「宇宙戦艦ヤマト」の真実ーいかに誕生し、進化したか
■基本データ
著者 豊田有恒
出版社 祥伝社
初版 2017年10月
ページ数 224p
本編クレジットで「SF設定」とされている豊田有恒さんから見た、宇宙戦艦ヤマトの成り立ち、舞台裏が書かれています。
豊田さんは、SF作家なのですが、大学卒業後しばらくは虫プロに籍を置いてアトムのシナリオを書き、アニメシナリオライター第1号としてテレビアニメ創世記に名を残す人です。
ヤマトについては、虫プロ時代から知り合いの西崎Pに誘われる形で最初期から関わっているので、今までの書籍では書かれなかったような「新事実」があるかと思ったのですが、その点についてはやや期待はずれという感想を持ちました。

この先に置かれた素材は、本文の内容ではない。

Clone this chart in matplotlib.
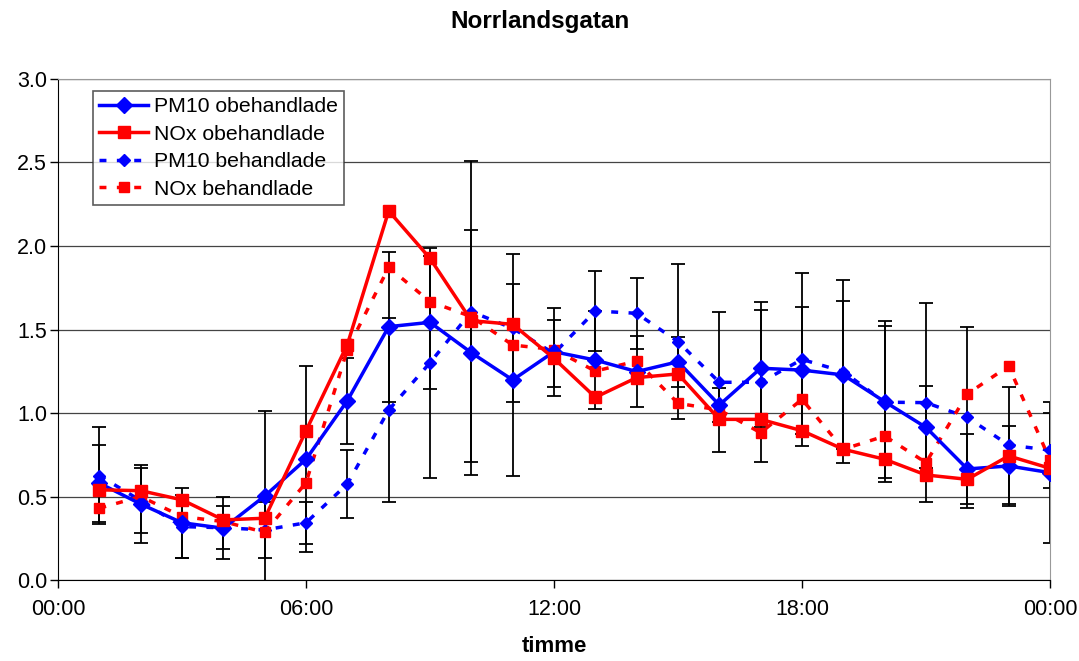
import matplotlib.pyplot as plt

plt.rcParams['font.family'] = ['Liberation Sans', 'DejaVu Sans']

hours = list(range(1, 25))

pm10_obeh = [0.58, 0.455, 0.343, 0.31, 0.503, 0.723, 1.074, 1.517, 1.543, 1.361, 1.198, 1.367,
             1.317, 1.248, 1.307, 1.048, 1.268, 1.257, 1.228, 1.068, 0.914, 0.665, 0.683, 0.643]
pm10_obeh_err = [0.23, 0.235, 0.21, 0.186, 0.51, 0.557, 0.257, 0.449, 0.40, 0.734, 0.574, 0.264,
                 0.295, 0.213, 0.149, 0.10, 0.349, 0.38, 0.445, 0.48, 0.245, 0.207, 0.24, 0.42]

nox_obeh = [0.54, 0.535, 0.48, 0.36, 0.37, 0.894, 1.41, 2.21, 1.926, 1.553, 1.531, 1.327,
            1.094, 1.212, 1.234, 0.962, 0.962, 0.894, 0.783, 0.723, 0.629, 0.603, 0.743, 0.669]

pm10_beh = [0.625, 0.475, 0.32, 0.313, 0.30, 0.343, 0.575, 1.018, 1.301, 1.607, 1.507, 1.357,
            1.611, 1.597, 1.427, 1.184, 1.184, 1.321, 1.248, 1.065, 1.062, 0.974, 0.808, 0.778]
pm10_beh_err = [0.29, 0.195, 0.19, 0.13, 0.17, 0.127, 0.204, 0.552, 0.69, 0.903, 0.444, 0.20,
                0.241, 0.213, 0.465, 0.42, 0.478, 0.519, 0.549, 0.457, 0.594, 0.54, 0.35, 0.225]

nox_beh = [0.43, 0.50, 0.38, 0.35, 0.286, 0.583, 1.38, 1.872, 1.667, 1.577, 1.407, 1.38,
           1.251, 1.311, 1.058, 1.018, 0.882, 1.082, 0.783, 0.862, 0.703, 1.114, 1.281, 0.719]

xticks = [0, 6, 12, 18, 24]
xticklabels = ["00:00", "06:00", "12:00", "18:00", "00:00"]


def main():
    fig = plt.figure(figsize=(10.79, 6.61), dpi=100)
    ax = fig.add_axes([0.0538, 0.1225, 0.9193, 0.758])

    ax.yaxis.grid(True, color="#444444", linewidth=0.9)
    ax.set_axisbelow(True)

    # error bars (PM10 series)
    ax.errorbar(hours, pm10_obeh, yerr=pm10_obeh_err, fmt="none", ecolor="black",
                elinewidth=1.3, capsize=5, capthick=1.3, zorder=2)
    ax.errorbar(hours, pm10_beh, yerr=pm10_beh_err, fmt="none", ecolor="black",
                elinewidth=1.3, capsize=5, capthick=1.3, zorder=2)

    ax.plot(hours, pm10_obeh, color="#0000ff", lw=2.5, marker="D", ms=8,
            label="PM10 obehandlade", zorder=4)
    ax.plot(hours, nox_obeh, color="#ff0000", lw=2.5, marker="s", ms=8,
            label="NOx obehandlade", zorder=4)
    ax.plot(hours, pm10_beh, color="#0000ff", lw=2.5, ls=(0, (2, 3)), marker="D", ms=6,
            label="PM10 behandlade", zorder=3)
    ax.plot(hours, nox_beh, color="#ff0000", lw=2.5, ls=(0, (2, 3)), marker="s", ms=7,
            label="NOx behandlade", zorder=3)

    ax.set_xlim(0, 24)
    ax.set_ylim(0, 3.0)
    ax.set_xticks(xticks)
    ax.set_xticklabels(xticklabels)
    ax.set_yticks([0, 0.5, 1.0, 1.5, 2.0, 2.5, 3.0])
    ax.set_yticklabels(["0.0", "0.5", "1.0", "1.5", "2.0", "2.5", "3.0"])
    ax.tick_params(axis="both", labelsize=15.5, direction="out", length=6, width=1)
    ax.tick_params(axis="x", pad=8)
    ax.tick_params(axis="y", pad=2)

    for side in ["top", "right"]:
        ax.spines[side].set_color("#999999")
    for side in ["left", "bottom"]:
        ax.spines[side].set_color("black")

    ax.set_xlabel("timme", fontsize=16, fontweight="bold", labelpad=11)
    fig.suptitle("Norrlandsgatan", fontsize=17.5, fontweight="bold", y=0.985)

    leg = ax.legend(loc="upper left", bbox_to_anchor=(0.031, 0.985), fontsize=15.3,
                    frameon=True, fancybox=False, edgecolor="#333333", handlelength=2.3,
                    borderpad=0.3, labelspacing=0.4, handletextpad=0.25,
                    borderaxespad=0.2)
    leg.get_frame().set_linewidth(1.2)

    fig.savefig("out.png", dpi=100)
    plt.close(fig)


if __name__ == "__main__":
    main()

ヤマトのストーリーや設定のほとんどはこの「アステロイド6」から大きく変わることはないので、この「アステロイド6」が原作といって差し支えない、そう僕は思うのですが。豊田さんは「原案」としてクレジットしてもらうことを西崎と「口約束」したうえで、「アステロイド6」というヤマトの基本案になる企画書を執筆しました。その後、ヤマト裏番組の「猿の軍団」にも関わることになってしまい「SF設定」に立場が後退することを西崎から譲歩させられてしまいます。西崎Pの口車にまんまと乗せられてしまったわけです。
これが後で悪い方向で効いてきます。いわゆる「ヤマト裁判」において、本来宇宙戦艦ヤマトの「原案」どころか「原作者」としても名乗り上げることができたはずの豊田さんは原作者として扱われなくなってしまいました。豊田さんがうっかり者というよりは西崎Pの怪物的交渉能力故のことなんだと思います。その西崎Pの怪物性についても、この本は紙数を割いて書いています。
ヤマトマニアの自分としては、あのヤマト裁判は腑に落ちない。原作者は松本零士ではないと思うけれど、西崎Pでも決してない。西崎Pの功績を認めていないわけではないのですが、彼はクリエイティブ面での関与はないと思うのです。
松本零士は「アステロイド6」を面白くアレンジしたという最大の功績があり、豊田さんはヤマト原作に相当する「アステロイド6」を書き、ゼロから最初の一歩を生み出した。自分はヤマトの原作者は、やはり豊田有恒さんだと思うのです。
それがあの裁判は、原作者でもないふたりがそれぞれ原作者であることを主張するというおかしな展開になり、結果、西崎Pが原作者ということになりました。
この本に期待したのは、なぜ豊田さん自身が裁判において「原作者」を名乗らなかったのか。この一点です。
これについて全く触れてすらいません。
いちヤマトファンである僕の認識が間違っているのかもしれませんが…。
他には、松本零士側の弁護士が知的財産権の裁判に慣れていなかったこと、証人として協力を申し出ても呼ばれすらしなかったこと。
これらについては不満めいたことが書かれてます。
「ロマンアルバムエクストラ」、「”宇宙戦艦ヤマト”を作った男 西崎義展の狂気」、これらの本と合わせて本書を読むとそれぞれ補い合う内容になっていて面白いのではないかと思います。